◆ **Work required**
All lines from the beginning of the listing through the line with "C_B6F = '#40AE6C'" are to be copied word for word; the pictures are not.
=== Dataset content ===
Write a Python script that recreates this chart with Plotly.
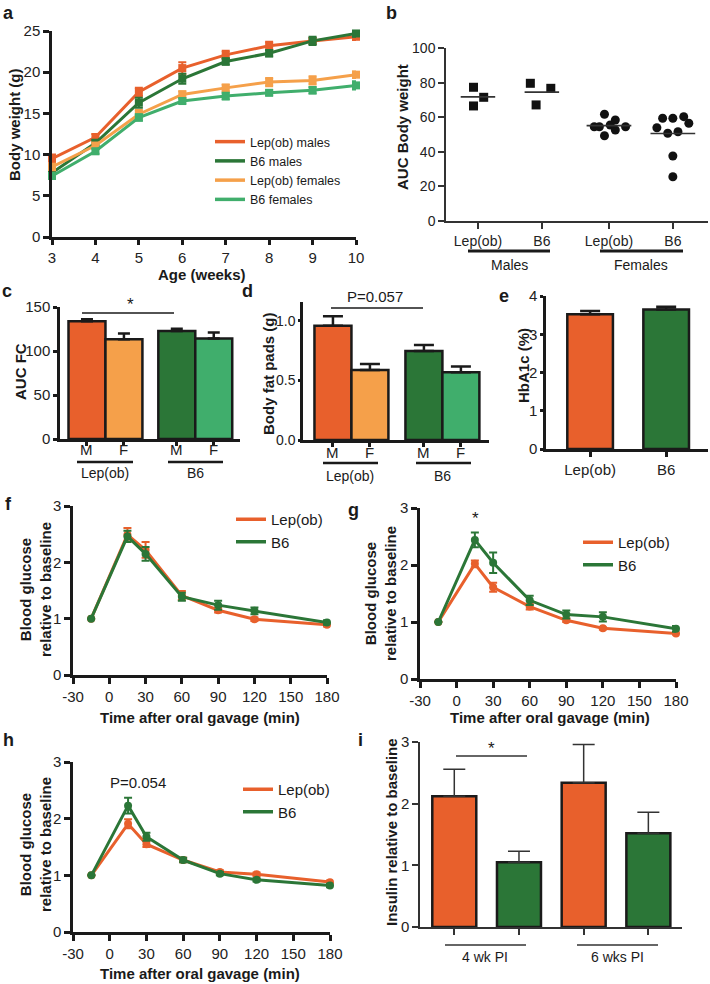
import plotly.graph_objects as go
import numpy as np

W, H = 710, 984
def px(x): return x / W
def py(y): return 1 - y / H

FONT = "Arial, Liberation Sans, Helvetica, sans-serif"
INK = '#1a1a1a'
GRAY = '#333333'
C_LEP = '#E8602C'
C_B6 = '#2B7637'
C_LEPF = '#F5A04A'
C_B6F = '#40AE6C'

# ---------------- data ----------------
# a: body weight
weeks = [3, 4, 5, 6, 7, 8, 9, 10]
lep_m = [9.5, 12.1, 17.6, 20.5, 22.1, 23.2, 23.8, 24.3]
lep_m_err = [0.5, 0.4, 0.5, 0.7, 0.5, 0.5, 0.3, 0.4]
b6_m = [7.8, 11.4, 16.3, 19.2, 21.3, 22.3, 23.8, 24.7]
b6_m_err = [0.3, 0.4, 0.6, 0.6, 0.4, 0.4, 0.5, 0.4]
lep_f = [8.5, 11.1, 14.9, 17.3, 18.1, 18.8, 19.0, 19.7]
lep_f_err = [0.4, 0.3, 0.5, 0.4, 0.4, 0.5, 0.5, 0.4]
b6_f = [7.4, 10.4, 14.5, 16.5, 17.1, 17.5, 17.8, 18.4]
b6_f_err = [0.3, 0.3, 0.4, 0.3, 0.4, 0.3, 0.4, 0.5]

# b: AUC body weight (individual animals)
b_groups = ['Lep(ob)', 'B6', 'Lep(ob)', 'B6']
b_lep_m = [77.3, 71.5, 66.5]
b_lep_m_jit = [-0.07, 0.09, -0.07]
b_b6_m = [79.6, 76.7, 67.1]
b_b6_m_jit = [-0.18, 0.14, -0.09]
b_lep_f = [61.7, 54.5, 54.5, 55.5, 58.4, 52.6, 49.3, 54.5]
b_lep_f_jit = [-0.07, -0.23, -0.15, 0.02, 0.10, 0.10, -0.07, 0.26]
b_b6_f = [59.4, 59.4, 60.3, 56.5, 53.9, 50.7, 51.6, 37.6, 25.6]
b_b6_f_jit = [-0.16, 0.0, 0.17, 0.25, -0.25, -0.08, 0.08, 0.0, 0.0]

# c: AUC FC
c_labels = ['M', 'F', 'M', 'F']
c_vals = [133.7, 113.3, 122.8, 114.1]
c_err = [2.3, 6.5, 2.6, 6.8]

# d: body fat pads
d_vals = [0.958, 0.587, 0.746, 0.567]
d_err = [0.08, 0.05, 0.05, 0.05]

# e: HbA1c
e_labels = ['Lep(ob)', 'B6']
e_vals = [3.52, 3.65]
e_err = [0.09, 0.07]

# f, g, h: glucose tolerance
times = [-15, 15, 30, 60, 90, 120, 180]
time_ticks = [-30, 0, 30, 60, 90, 120, 150, 180]
f_lep = [1.0, 2.49, 2.22, 1.41, 1.15, 0.99, 0.89]
f_lep_err = [0, 0.12, 0.14, 0.08, 0.04, 0.03, 0.03]
f_b6 = [1.0, 2.46, 2.15, 1.39, 1.24, 1.14, 0.93]
f_b6_err = [0, 0.10, 0.12, 0.07, 0.08, 0.06, 0.04]

g_lep = [1.0, 2.02, 1.61, 1.27, 1.03, 0.89, 0.80]
g_lep_err = [0, 0.06, 0.08, 0.05, 0.03, 0.02, 0.02]
g_b6 = [1.0, 2.44, 2.04, 1.38, 1.13, 1.09, 0.88]
g_b6_err = [0, 0.13, 0.18, 0.08, 0.07, 0.08, 0.05]

h_lep = [1.0, 1.91, 1.55, 1.27, 1.06, 1.02, 0.88]
h_lep_err = [0, 0.08, 0.05, 0.04, 0.03, 0.03, 0.03]
h_b6 = [1.0, 2.23, 1.68, 1.27, 1.03, 0.92, 0.82]
h_b6_err = [0, 0.14, 0.07, 0.04, 0.03, 0.03, 0.03]

# i: insulin
i_groups = ['4 wk PI', '6 wks PI']
i_vals = [2.12, 1.05, 2.34, 1.52]
i_err = [0.44, 0.18, 0.62, 0.34]

# ---------------- figure ----------------
fig = go.Figure()

def line_trace(x, y, err, color, xa, ya, symbol, size):
    return go.Scatter(x=x, y=y, xaxis=xa, yaxis=ya, mode='lines+markers',
                      line=dict(color=color, width=3),
                      marker=dict(symbol=symbol, size=size, color=color),
                      error_y=dict(type='data', array=err, color=color, thickness=2, width=4),
                      cliponaxis=False, showlegend=False)

def legend_trace(name, color, xa, ya, leg):
    return go.Scatter(x=[None], y=[None], xaxis=xa, yaxis=ya, mode='lines',
                      line=dict(color=color, width=3.5), name=name, legend=leg, showlegend=True)

# a
for y, e, c in [(lep_m, lep_m_err, C_LEP), (b6_m, b6_m_err, C_B6),
                (lep_f, lep_f_err, C_LEPF), (b6_f, b6_f_err, C_B6F)]:
    fig.add_trace(line_trace(weeks, y, e, c, 'x', 'y', 'square', 8))
for c, n in [(C_LEP, 'Lep(ob) males'), (C_B6, 'B6 males'), (C_LEPF, 'Lep(ob) females'), (C_B6F, 'B6 females')]:
    fig.add_trace(legend_trace(n, c, 'x', 'y', 'legend'))

# b
b_pos = [0, 1, 2.05, 3.05]
for pos, vals, jit, sym in [(b_pos[0], b_lep_m, b_lep_m_jit, 'square'),
                            (b_pos[1], b_b6_m, b_b6_m_jit, 'square'),
                            (b_pos[2], b_lep_f, b_lep_f_jit, 'circle'),
                            (b_pos[3], b_b6_f, b_b6_f_jit, 'circle')]:
    fig.add_trace(go.Scatter(x=[pos + j for j in jit], y=vals, xaxis='x2', yaxis='y2', mode='markers',
                             marker=dict(symbol=sym, size=9, color='#111111'), showlegend=False,
                             cliponaxis=False))
    half = 0.27 if sym == 'square' else 0.35
    m = float(np.mean(vals))
    fig.add_trace(go.Scatter(x=[pos - half, pos + half], y=[m, m], xaxis='x2', yaxis='y2', mode='lines',
                             line=dict(color=GRAY, width=1.6), showlegend=False))

# c
c_pos = [0, 1, 2.43, 3.43]
fig.add_trace(go.Bar(x=c_pos, y=c_vals, xaxis='x3', yaxis='y3', width=1.0,
                     marker=dict(color=[C_LEP, C_LEPF, C_B6, C_B6F], line=dict(color=INK, width=2.5)),
                     error_y=dict(type='data', array=c_err, arrayminus=[0]*4, symmetric=False,
                                  color=INK, thickness=2.5, width=6), showlegend=False))
# d
d_pos = [0, 1, 2.46, 3.46]
fig.add_trace(go.Bar(x=d_pos, y=d_vals, xaxis='x4', yaxis='y4', width=1.0,
                     marker=dict(color=[C_LEP, C_LEPF, C_B6, C_B6F], line=dict(color=INK, width=2.5)),
                     error_y=dict(type='data', array=d_err, arrayminus=[0]*4, symmetric=False,
                                  color=INK, thickness=2.5, width=10), showlegend=False))
# e
e_pos = [0, 1]
fig.add_trace(go.Bar(x=e_pos, y=e_vals, xaxis='x5', yaxis='y5', width=0.6,
                     marker=dict(color=[C_LEP, C_B6], line=dict(color=INK, width=2.5)),
                     error_y=dict(type='data', array=e_err, arrayminus=[0]*2, symmetric=False,
                                  color=INK, thickness=2.5, width=10), showlegend=False))

# f, g, h
for (lep, lep_e, b6, b6_e, xa, ya, leg) in [(f_lep, f_lep_err, f_b6, f_b6_err, 'x6', 'y6', 'legend2'),
                                             (g_lep, g_lep_err, g_b6, g_b6_err, 'x7', 'y7', 'legend3'),
                                             (h_lep, h_lep_err, h_b6, h_b6_err, 'x8', 'y8', 'legend4')]:
    fig.add_trace(line_trace(times, lep, lep_e, C_LEP, xa, ya, 'circle', 8))
    fig.add_trace(line_trace(times, b6, b6_e, C_B6, xa, ya, 'circle', 8))
    fig.add_trace(legend_trace('Lep(ob)', C_LEP, xa, ya, leg))
    fig.add_trace(legend_trace('B6', C_B6, xa, ya, leg))

# i
i_pos = [0, 1, 2, 3]
fig.add_trace(go.Bar(x=i_pos, y=i_vals, xaxis='x9', yaxis='y9', width=0.68,
                     marker=dict(color=[C_LEP, C_B6, C_LEP, C_B6], line=dict(color=INK, width=2.5)),
                     error_y=dict(type='data', array=i_err, arrayminus=[0]*4, symmetric=False,
                                  color=GRAY, thickness=1.5, width=11), showlegend=False))

# ---------------- axes ----------------
def ax(xr, rng, anchor, lw=2.5, color=INK, ticklen=6, size=15, **kw):
    d = dict(domain=list(xr), range=rng, anchor=anchor, showline=True, linecolor=color, linewidth=lw,
             ticks='outside', ticklen=ticklen, tickwidth=lw, tickcolor=color, showgrid=False,
             zeroline=False, tickfont=dict(family=FONT, size=size, color='#222222'), fixedrange=True,
             automargin=False)
    d.update(kw)
    return d

def xdom(a, b): return (px(a), px(b))
def ydom(top, bot): return (py(bot), py(top))

blank4 = ['', '', '', '']
time_text = [str(t) for t in time_ticks]
layout = dict(
    width=W, height=H, margin=dict(l=0, r=0, t=0, b=0, autoexpand=False),
    paper_bgcolor='white', plot_bgcolor='white', barmode='overlay',
    font=dict(family=FONT, color=INK),
    # a
    xaxis=ax(xdom(52, 356), [3, 10], 'y', ticklen=5, tickvals=weeks),
    yaxis=ax(ydom(31, 237), [0, 25], 'x', tickvals=[0, 5, 10, 15, 20, 25]),
    # b
    xaxis2=ax(xdom(446, 708), [-0.5, 3.6], 'y2', lw=1.5, color=GRAY, size=14,
              tickvals=b_pos, ticktext=b_groups),
    yaxis2=ax(ydom(48, 221), [0, 100], 'x2', lw=1.5, color=GRAY, size=14,
              tickvals=[0, 20, 40, 60, 80, 100]),
    # c
    xaxis3=ax(xdom(60, 240), [-0.73, 4.14], 'y3', ticklen=4, tickvals=c_pos, ticktext=blank4),
    yaxis3=ax(ydom(307, 439), [0, 150], 'x3', ticklen=4, tickvals=[0, 50, 100, 150]),
    # d
    xaxis4=ax(xdom(303, 489), [-0.81, 4.22], 'y4', ticklen=4, tickvals=d_pos, ticktext=blank4),
    yaxis4=ax(ydom(302, 440), [0, 1.157], 'x4', ticklen=2, size=14, tickvals=[0, 0.5, 1.0],
              tickformat='.1f'),
    # e
    xaxis5=ax(xdom(546, 708), [-0.58, 1.55], 'y5', ticklen=5, tickvals=e_pos, ticktext=e_labels),
    yaxis5=ax(ydom(296, 449), [0, 4], 'x5', ticklen=3, tickvals=[0, 1, 2, 3, 4]),
    # f
    xaxis6=ax(xdom(73, 327), [-30, 180], 'y6', tickvals=time_ticks, ticktext=time_text),
    yaxis6=ax(ydom(506, 675), [0, 3], 'x6', tickvals=[0, 1, 2, 3]),
    # g
    xaxis7=ax(xdom(420, 676), [-30, 180], 'y7', tickvals=time_ticks, ticktext=time_text),
    yaxis7=ax(ydom(508, 679), [0, 3], 'x7', tickvals=[0, 1, 2, 3]),
    # h
    xaxis8=ax(xdom(73, 330), [-30, 180], 'y8', tickvals=time_ticks, ticktext=time_text),
    yaxis8=ax(ydom(762, 932), [0, 3], 'x8', tickvals=[0, 1, 2, 3]),
    # i
    xaxis9=ax(xdom(420, 682), [-0.53, 3.52], 'y9', lw=1.5, color=GRAY,
              tickvals=i_pos, ticktext=blank4),
    yaxis9=ax(ydom(742, 927), [0, 3], 'x9', lw=1.5, color=GRAY, tickvals=[0, 1, 2, 3]),
)

def leg(xp, yp, size):
    return dict(x=px(xp), y=py(yp), xanchor='left', yanchor='top', bgcolor='rgba(0,0,0,0)',
                font=dict(family=FONT, size=size, color=INK), itemwidth=30, borderwidth=0,
                tracegroupgap=0)

layout['legend'] = leg(210, 127, 12.5)
layout['legend2'] = leg(231, 503, 15)
layout['legend3'] = leg(578, 526, 15)
layout['legend4'] = leg(238, 773, 15)
fig.update_layout(**layout)

# ---------------- annotations ----------------
ann = []
def text(x, y, s, size=14, bold=False, angle=0):
    ann.append(dict(x=px(x), y=py(y), xref='paper', yref='paper', text=f'<b>{s}</b>' if bold else s,
                    showarrow=False, textangle=angle, xanchor='center', yanchor='middle',
                    font=dict(family=FONT, size=size, color=INK)))

def cat_label(xa, xv, y, s, size=15):
    ann.append(dict(x=xv, y=py(y), xref=xa, yref='paper', text=s, showarrow=False,
                    xanchor='center', yanchor='middle', font=dict(family=FONT, size=size, color='#222222')))

# panel letters
for s, x, y in [('a', 8, 13), ('b', 391, 13), ('c', 7, 291), ('d', 247, 291), ('e', 504, 296),
                ('f', 8, 504), ('g', 353, 510), ('h', 8, 740), ('i', 360, 740)]:
    text(x, y, s, size=18, bold=True)

# M / F category labels under the bars of c and d
for xv, s in zip(c_pos, c_labels):
    cat_label('x3', xv, 449, s)
for xv, s in zip(d_pos, c_labels):
    cat_label('x4', xv, 452, s)

# axis titles
text(14, 125, 'Body weight (g)', 15, True, -90)
text(202, 274, 'Age (weeks)', 15, True)
text(403, 127, 'AUC Body weight', 15, True, -90)
text(20, 372, 'AUC FC', 15, True, -90)
text(268, 374, 'Body fat pads (g)', 15, True, -90)
text(523, 366, 'HbA1c (%)', 15, True, -90)
for (x, y) in [(35, 590), (380, 593), (35, 845)]:
    text(x, y, 'Blood glucose<br>relative to baseline', 15, True, -90)
for (x, y) in [(200, 717), (550, 717), (200, 973)]:
    text(x, y, 'Time after oral gavage (min)', 15, True)
text(391, 832, 'Insulin relative to baseline', 15, True, -90)

# group labels
text(509, 265, 'Males', 14)
text(641, 265, 'Females', 14)
text(105, 473, 'Lep(ob)', 14)
text(195, 473, 'B6', 14)
text(350, 476, 'Lep(ob)', 14)
text(443, 476, 'B6', 14)
text(485, 957, i_groups[0], 14)
text(617, 957, i_groups[1], 14)

# significance
text(130, 304, '*', 17)
text(375, 297, 'P=0.057', 15)
text(475, 518, '*', 17)
text(138, 782, 'P=0.054', 15)
text(491, 748, '*', 17)

shapes = []
def hline(x0, x1, y, w, color=INK):
    shapes.append(dict(type='line', xref='paper', yref='paper', x0=px(x0), x1=px(x1), y0=py(y), y1=py(y),
                       line=dict(color=color, width=w)))

hline(468, 550, 251, 3)
hline(600, 683, 251, 3)
hline(77, 133, 462, 2.5)
hline(168, 223, 462, 2.5)
hline(323, 378, 463, 2.5)
hline(416, 471, 463, 2.5)
hline(445, 526, 945, 1.5, GRAY)
hline(577, 658, 945, 1.5, GRAY)
hline(82, 174, 313, 1.5)
hline(331, 423, 308, 1.5)
hline(456, 527, 756, 1.5, GRAY)

fig.update_layout(annotations=ann, shapes=shapes)
fig.write_html('out.html', config={'displayModeBar': False},
               post_script="document.body.style.margin='0';document.body.style.overflow='hidden';")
===
◆ **Output for this task**
Write a Python script that recreates this chart with Plotly.
import plotly.graph_objects as go
import numpy as np

W, H = 710, 984
def px(x): return x / W
def py(y): return 1 - y / H

FONT = "Arial, Liberation Sans, Helvetica, sans-serif"
INK = '#1a1a1a'
GRAY = '#333333'
C_LEP = '#E8602C'
C_B6 = '#2B7637'
C_LEPF = '#F5A04A'
C_B6F = '#40AE6C'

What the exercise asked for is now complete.